Give the listing again exactly, omitting its images.

═════ Data for processing

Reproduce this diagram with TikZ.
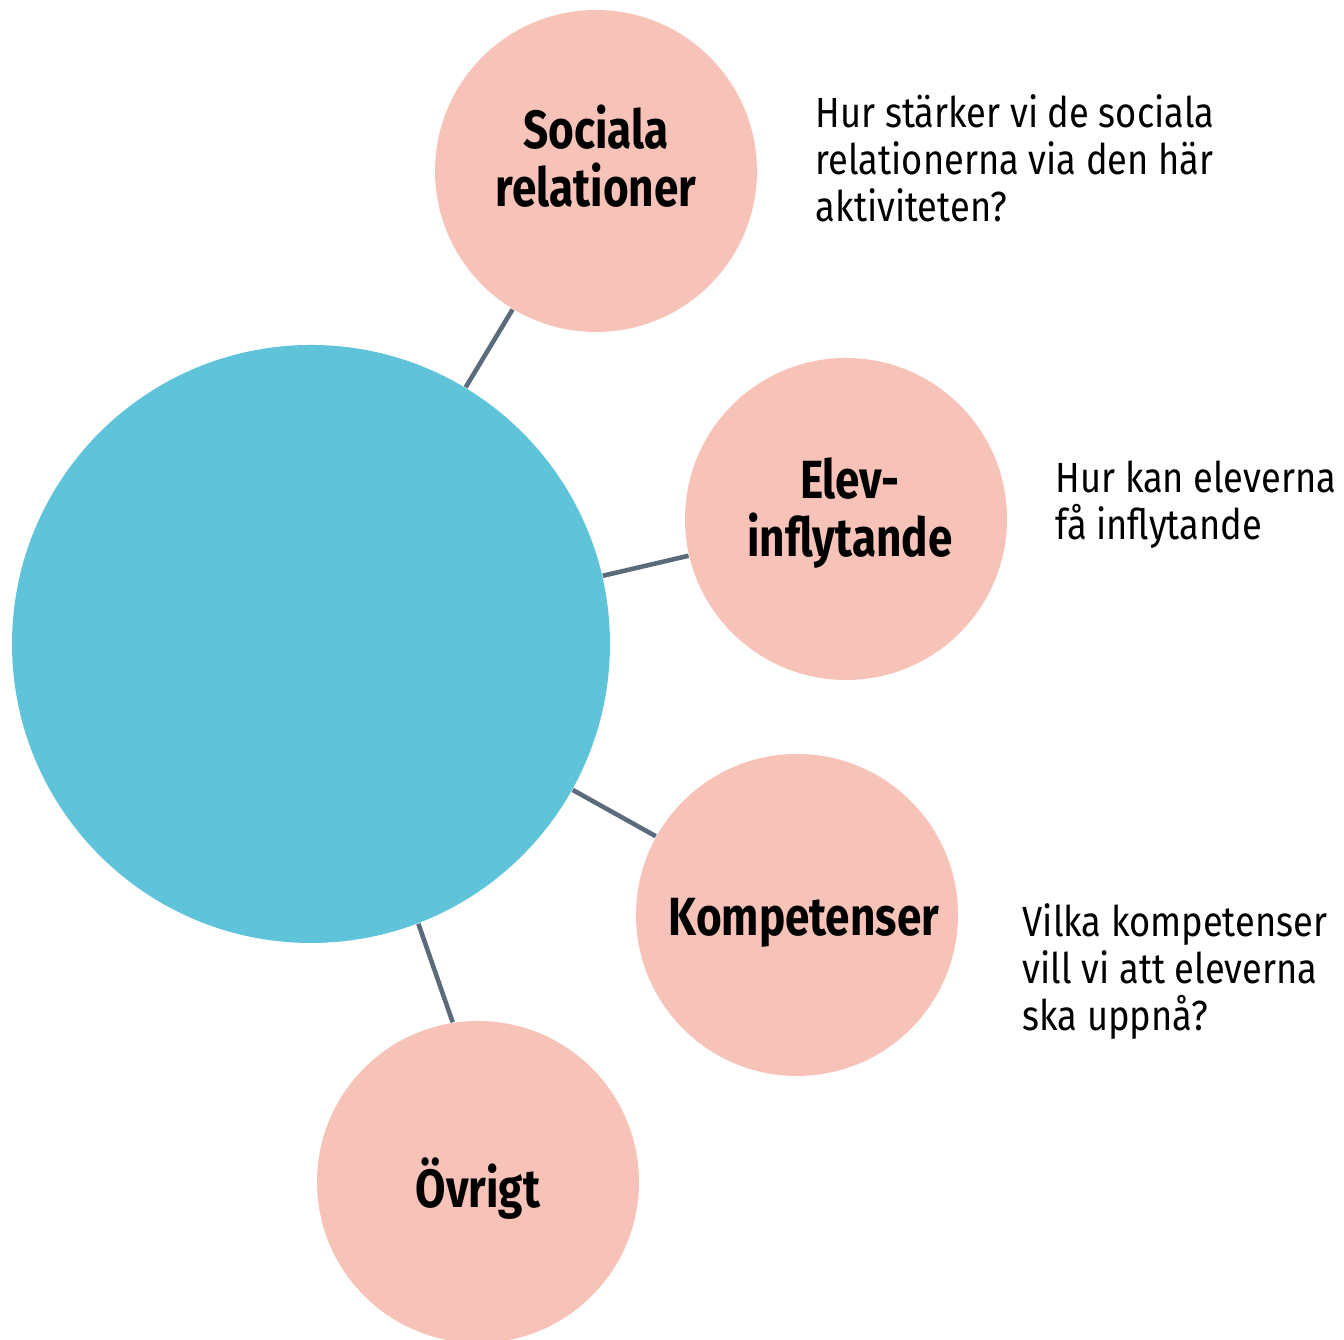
\documentclass[tikz,border=0pt]{standalone}
\usepackage{fontspec}
\setmainfont{Fira Sans}[FakeStretch=0.86]
\newfontfamily\labelfont{Fira Sans}[FakeStretch=0.82]
\usepackage{xcolor}
\usepackage{tikz}
\definecolor{hubblue}{HTML}{5FC3D9}
\definecolor{petalpink}{HTML}{F7C3B8}
\definecolor{stemgray}{HTML}{5B6B7C}
\tikzset{
  hub/.style={circle, fill=hubblue, minimum size=5.98cm, inner sep=0pt},
  petal/.style={circle, fill=petalpink, minimum size=3.22cm, inner sep=0pt},
  petaltext/.style={align=center, inner sep=0pt,
    font=\labelfont\bfseries\fontsize{15.3}{16.5}\selectfont},
  question/.style={anchor=north west, inner sep=0pt, align=left,
    font=\fontsize{12}{13.4}\selectfont},
  stem/.style={draw=stemgray, line width=1.3pt},
}

\begin{document}
\begin{tikzpicture}
            \useasboundingbox (0,0) rectangle (13.44,13.40);
            \node[hub] (hub) at (3.11,6.96) {};
            \node[petal, label={[petaltext, yshift=0.15cm]center:{Sociala\\relationer}}] (soc) at (5.96,11.69) {};
            \node[petal, label={[petaltext, xshift=0.04cm, yshift=0.06cm]center:{Elev-\\inflytande}}] (elev) at (8.46,8.21) {};
            \node[petal, label={[petaltext, xshift=0.07cm, yshift=-0.08cm]center:Kompetenser}] (komp) at (7.97,4.25) {};
            \node[petal, label={[petaltext, yshift=-0.07cm]center:Övrigt}] (ovr) at (4.78,1.58) {};
            \draw[stem] (hub) -- (soc);
            \draw[stem] (hub) -- (elev);
            \draw[stem] (hub) -- (komp);
            \draw[stem] (hub.-69.7) -- (ovr.99.6);
            \node[question] (qsoc) at (8.15,12.46) {Hur stärker vi de sociala\\relationerna via den här\\aktiviteten?};
            \node[question] (qelev) at (10.55,8.80) {Hur kan eleverna\\få inflytande};
            \node[question] (qkomp) at (10.22,4.37) {Vilka kompetenser\\vill vi att eleverna\\ska uppnå?};
        \end{tikzpicture}
\end{document}
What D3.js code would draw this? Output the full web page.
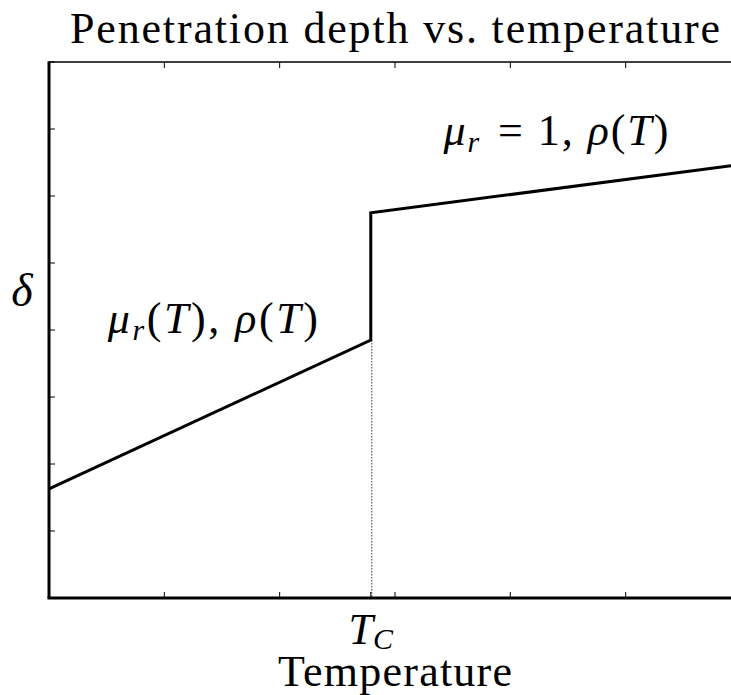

══════════

__Output for this task__.
Reproduce this diagram with TikZ.
\documentclass[tikz,border=0pt]{standalone}
\usepackage{fontspec}
\setmainfont{Fira Sans}[FakeStretch=0.86]
\newfontfamily\labelfont{Fira Sans}[FakeStretch=0.82]
\usepackage{xcolor}
\usepackage{tikz}
\definecolor{hubblue}{HTML}{5FC3D9}
\definecolor{petalpink}{HTML}{F7C3B8}
\definecolor{stemgray}{HTML}{5B6B7C}
\tikzset{
  hub/.style={circle, fill=hubblue, minimum size=5.98cm, inner sep=0pt},
  petal/.style={circle, fill=petalpink, minimum size=3.22cm, inner sep=0pt},
  petaltext/.style={align=center, inner sep=0pt,
    font=\labelfont\bfseries\fontsize{15.3}{16.5}\selectfont},
  question/.style={anchor=north west, inner sep=0pt, align=left,
    font=\fontsize{12}{13.4}\selectfont},
  stem/.style={draw=stemgray, line width=1.3pt},
}

\begin{document}
\begin{tikzpicture}
            \useasboundingbox (0,0) rectangle (13.44,13.40);
            \node[hub] (hub) at (3.11,6.96) {};
            \node[petal, label={[petaltext, yshift=0.15cm]center:{Sociala\\relationer}}] (soc) at (5.96,11.69) {};
            \node[petal, label={[petaltext, xshift=0.04cm, yshift=0.06cm]center:{Elev-\\inflytande}}] (elev) at (8.46,8.21) {};
            \node[petal, label={[petaltext, xshift=0.07cm, yshift=-0.08cm]center:Kompetenser}] (komp) at (7.97,4.25) {};
            \node[petal, label={[petaltext, yshift=-0.07cm]center:Övrigt}] (ovr) at (4.78,1.58) {};
            \draw[stem] (hub) -- (soc);
            \draw[stem] (hub) -- (elev);
            \draw[stem] (hub) -- (komp);
            \draw[stem] (hub.-69.7) -- (ovr.99.6);
            \node[question] (qsoc) at (8.15,12.46) {Hur stärker vi de sociala\\relationerna via den här\\aktiviteten?};
            \node[question] (qelev) at (10.55,8.80) {Hur kan eleverna\\få inflytande};
            \node[question] (qkomp) at (10.22,4.37) {Vilka kompetenser\\vill vi att eleverna\\ska uppnå?};
        \end{tikzpicture}
\end{document}
What D3.js code would draw this? Output the full web page.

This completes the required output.